The Significance of the Olive Tree in Palestine

The Significance of the Olive Tree in Palestine

The Significance of the Olive Tree in Palestine

By Mr. Haytham Dieck, head of the Tour Guide Program

The olive tree (botanically, European Olive) is found mainly in the Mediterranean Basin from Portugal to the Levant. This spread is because of the rich red soil (Terra Rossa). In Palestine, the olive trees are mainly planted in the Central Highlands, rich with this red soil. Olive fruit has always been an essential ingredient in Mediterranean cuisine; the content of each fruit contains 20-30% oil. For example, Palestine’s most famous dish, Musakhan, could not be prepared by local women without olive oil.

The olive tree can reach a height between 3 and 12 meters; it has numerous branches with twisted and gnarled trunks and can live for 300-500 years and the oldest trees in the world can reach to 1500-2000 years.  The olive tree in Palestine has essential economic, cultural, social, and national significance. It illustrates the Palestinian attachment to their land – olive trees resist the tough conditions of drought and poor soil conditions and remain attached to their place.

Many Palestinian families inherited olive trees over many generations, which parallels the protracted Palestinian history. Because of this, families gather every year in October, harvest the olive trees, and help each other in this process (“al Ouna” means help). They feel proud, bearing in mind their ancestors who were taking care of these trees before.

Olive fruit compromises the income of 80,000 Palestinian families. Almost half of the West Bank and Gaza Strip (48%) is planted with olive trees. 70% of food production in Palestine is accounted for by olive trees, and economically olive trees contribute to 14% of the Palestinian economy. Most olive harvesting (90%) is used for oil production, while the rest (10%) is used for olive soap and pickles.

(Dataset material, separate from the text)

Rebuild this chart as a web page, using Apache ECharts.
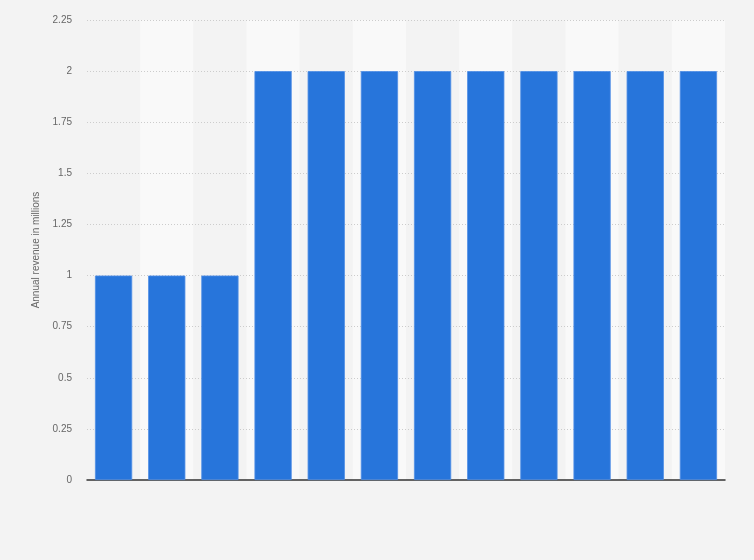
<!DOCTYPE html>
<html><head><meta charset="utf-8">
<script src="https://cdn.jsdelivr.net/npm/echarts@6/dist/echarts.min.js"></script>
<style>html,body{margin:0;padding:0;background:#f3f3f3;}#c{width:754px;height:560px;}</style>
</head><body><div id="c"></div>
<script>
var categories = ['1','2','3','4','5','6','7','8','9','10','11','12'];
var revenue = [1, 1, 1, 2, 2, 2, 2, 2, 2, 2, 2, 2];
var yTicks = [0, 0.25, 0.5, 0.75, 1, 1.25, 1.5, 1.75, 2, 2.25];
var chart = echarts.init(document.getElementById('c'));
chart.setOption({
  backgroundColor: '#f3f3f3',
  animation: false,
  grid: {left: 87, right: 29, top: 20, bottom: 80},
  xAxis: {
    type: 'category', data: categories, z: 0,
    axisLine: {lineStyle: {color: '#333', width: 1.5}},
    axisTick: {show: false}, axisLabel: {show: false},
    splitArea: {show: true, areaStyle: {color: ['#f3f3f3', '#f9f9f9']}}
  },
  yAxis: {
    type: 'value', min: 0, max: yTicks[yTicks.length-1], interval: 0.25, z: 1,
    name: 'Annual revenue in millions', nameLocation: 'middle', nameGap: 44,
    nameTextStyle: {color: '#666', fontSize: 10, fontFamily: 'Arial, Liberation Sans'},
    axisLine: {show: false}, axisTick: {show: false},
    axisLabel: {color: '#666', fontSize: 10, margin: 15, fontFamily: 'Arial, Liberation Sans'},
    splitLine: {showMinLine: false, lineStyle: {color: '#cccccc', type: [1, 2], width: 1}}
  },
  series: [{
    type: 'bar', data: revenue, barCategoryGap: '30%', z: 2,
    itemStyle: {color: '#2775db', borderColor: '#4f8ee6', borderWidth: 0.8}
  }]
});
</script></body></html>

People start to cultivate the olive tree as early as 3000 BC. For harvesting olive trees there are three traditional techniques:

The first technique is called al Bad. This consists of two stones, the horizontal stone known as the huge dish and the vertical stone that is placed above the other stone. A hole opening is made at the vertical stone, and a wood staff is placed inside to allow people or animals (donkey) to turn the stone to smash the olive fruits and turn them into a paste. Afterward, the paste is placed on a straw plate and then pressed by a heavy stone or mechanical pressing, where the olive juice pours out.

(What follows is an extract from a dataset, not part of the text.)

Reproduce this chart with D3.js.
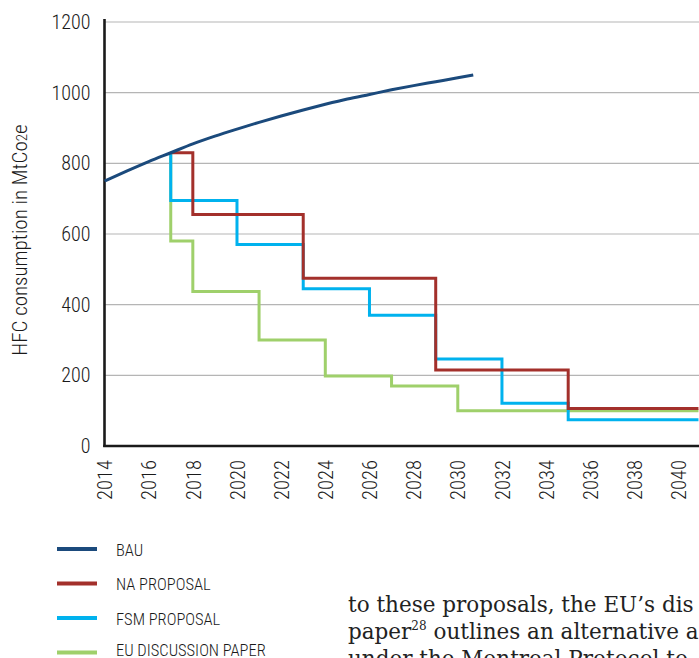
<!DOCTYPE html>
<html>
<head>
<meta charset="utf-8">
<script src="https://cdn.jsdelivr.net/npm/d3@7"></script>
<style>
  html, body { margin: 0; padding: 0; background: #fff; overflow: hidden; }
  .cond { font-family: Roboto, "Liberation Sans Narrow", sans-serif; font-stretch: 75%; font-weight: 300; }
  .semi { font-family: Roboto, sans-serif; font-stretch: 87.5%; font-weight: 300; }
</style>
</head>
<body>
<svg id="chart" width="699" height="658"></svg>
<script>
// ---- data ----
const yTicks = [0, 200, 400, 600, 800, 1000, 1200];
const xTicks = [2014, 2016, 2018, 2020, 2022, 2024, 2026, 2028, 2030, 2032, 2034, 2036, 2038, 2040];

const bauYears  = [2014, 2015, 2016, 2017, 2018, 2019, 2020, 2021, 2022, 2023, 2024, 2025, 2026, 2027, 2028, 2029, 2030, 2030.7];
const bauValues = [750, 778, 805, 830, 855, 877, 897, 916, 934, 951, 967, 982, 995, 1008, 1020, 1031, 1042, 1050];

// step series: value holds from given year until the next year
const naYears  = [2017, 2018, 2023, 2029, 2035, 2040.9];
const naValues = [830, 655, 475, 215, 106, 106];

const fsmYears  = [2017, 2017, 2020, 2023, 2026, 2029, 2032, 2035, 2040.9];
const fsmValues = [830, 695, 570, 445, 370, 246, 121, 74, 74];

const euYears  = [2017, 2017, 2018, 2021, 2024, 2027, 2030, 2040.9];
const euValues = [830, 580, 437, 300, 198, 170, 100, 100];

const seriesNames = ["BAU", "NA PROPOSAL", "FSM PROPOSAL", "EU DISCUSSION PAPER"];
const seriesColors = ["#1b4a7c", "#a3302b", "#00b2ee", "#9fd06b"];

const bodyLines = ["to these proposals, the EU\u2019s dis", "paper", "under the Montreal Protocol to"];

// ---- layout ----
const svg = d3.select("#chart");
const x = d3.scaleLinear().domain([2014, 2040]).range([104.5, 678.6]);
const y = d3.scaleLinear().domain([0, 1200]).range([446, 22]);
const xRight = 699;

// gridlines
svg.append("g").selectAll("line").data(yTicks.filter(d => d > 0)).join("line")
  .attr("x1", x(2014)).attr("x2", xRight)
  .attr("y1", d => y(d)).attr("y2", d => y(d))
  .attr("stroke", "#b5b5b5").attr("stroke-width", 1.2);

// y axis
const yAxis = svg.append("g").attr("transform", `translate(${x(2014)},0)`)
  .call(d3.axisLeft(y).tickValues(yTicks).tickFormat(d3.format("d")).tickSize(0).tickPadding(14));
yAxis.select(".domain").remove();
yAxis.selectAll("text").attr("class", "cond").attr("font-size", 20).attr("fill", "#1a1a1a");

// x axis labels
const xAxis = svg.append("g").attr("transform", `translate(0,446)`)
  .call(d3.axisBottom(x).tickValues(xTicks).tickFormat(d3.format("d")).tickSize(0));
xAxis.select(".domain").remove();
xAxis.selectAll("text")
  .attr("class", "semi").attr("font-size", 20.5).attr("fill", "#1a1a1a")
  .attr("transform", "rotate(-90)")
  .attr("text-anchor", "end")
  .attr("x", -14).attr("y", 0).attr("dy", "0.35em");

// axis lines
svg.append("line").attr("x1", x(2014)).attr("x2", x(2014)).attr("y1", 19).attr("y2", 447)
  .attr("stroke", "#1a1a1a").attr("stroke-width", 2.6);
svg.append("line").attr("x1", x(2014) - 1.3).attr("x2", xRight).attr("y1", 446).attr("y2", 446)
  .attr("stroke", "#1a1a1a").attr("stroke-width", 2.6);

// y title
const yt = svg.append("text").attr("class", "cond")
  .attr("transform", `translate(27,240) rotate(-90)`)
  .attr("text-anchor", "middle").attr("font-size", 21).attr("fill", "#1a1a1a");
yt.append("tspan").text("HFC consumption in MtCo");
yt.append("tspan").attr("font-size", 15).text("2");
yt.append("tspan").text("e");

// lines
const stepLine = d3.line().x(d => x(d[0])).y(d => y(d[1])).curve(d3.curveStepAfter);
const smooth = d3.line().x(d => x(d[0])).y(d => y(d[1])).curve(d3.curveMonotoneX);

const zip = (a, b) => a.map((v, i) => [v, b[i]]);

svg.append("path").datum(zip(euYears, euValues)).attr("d", stepLine)
  .attr("fill", "none").attr("stroke", seriesColors[3]).attr("stroke-width", 3);
svg.append("path").datum(zip(fsmYears, fsmValues)).attr("d", stepLine)
  .attr("fill", "none").attr("stroke", seriesColors[2]).attr("stroke-width", 3);
svg.append("path").datum(zip(naYears, naValues)).attr("d", stepLine)
  .attr("fill", "none").attr("stroke", seriesColors[1]).attr("stroke-width", 3);
svg.append("path").datum(zip(bauYears, bauValues)).attr("d", smooth)
  .attr("fill", "none").attr("stroke", seriesColors[0]).attr("stroke-width", 3);

// legend
const lg = svg.append("g");
seriesNames.forEach((name, i) => {
  const yy = 549 + i * 34.5;
  lg.append("line").attr("x1", 57).attr("x2", 97).attr("y1", yy).attr("y2", yy)
    .attr("stroke", seriesColors[i]).attr("stroke-width", 4);
  lg.append("text").attr("class", "cond").attr("x", 116).attr("y", Math.min(yy + 6.5, 656))
    .attr("font-size", 16.5).attr("fill", "#1a1a1a").text(name);
});

// body text
const bt = svg.append("g").attr("font-family", "'DejaVu Serif', 'Liberation Serif', serif")
  .attr("font-size", 21.5).attr("fill", "#222");
bt.append("text").attr("x", 348).attr("y", 612).text(bodyLines[0]);
const l2 = bt.append("text").attr("x", 348).attr("y", 639);
l2.append("tspan").text(bodyLines[1]);
l2.append("tspan").attr("font-size", 12).attr("dy", -9).text("28");
l2.append("tspan").attr("dy", 9).text(" outlines an alternative a");
bt.append("text").attr("x", 348).attr("y", 666).text(bodyLines[2]);
</script>
</body>
</html>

The second harvesting technique is called the overflowing oil (Zeit tfah), a simple method based on chemistry. This method is applied at the very end of the olive season (from the tree to the stone – من الشجر إلى الحجر ).  First, the olive fruit is smashed by a big stone (Derdas). The act is called Dardaseh. After smashing the olive, the olive fruits are put in a hot pot, and hot water is added. Taking advantage that the density of olive (0.91-0.93 gram per cubic meter) is less than the density of water (0.99 g/m3), the oil flows above the water, and hence women use their hands only to grab the oil from the surface of the water.

The third method is called Al Baddudiyeh, was used before the olive picking season when farmers ran out of olives. Al Baddudieh means smashing the olives using a big stone. At first, to make it easier to crush, olive fruits are fired, then, later on, they are crushed in a hole. The paste produced out of this process is put in a straw plate then a heavy stone is placed on it to pour out the olive oil.

Olive trees encompass every aspect of daily Palestinian life. Zeit (oil) exists in every Palestinian family house stored in unique glass jars. For every Palestinian, the olive tree symbolizes permanence and resistance. It connects them back to their ancestors who worked daily on their land, taking care of it, just as a mother taking care of her children. And in the tiredness of the harvest season, they regain all their strength through the abundant amount of gathered olives.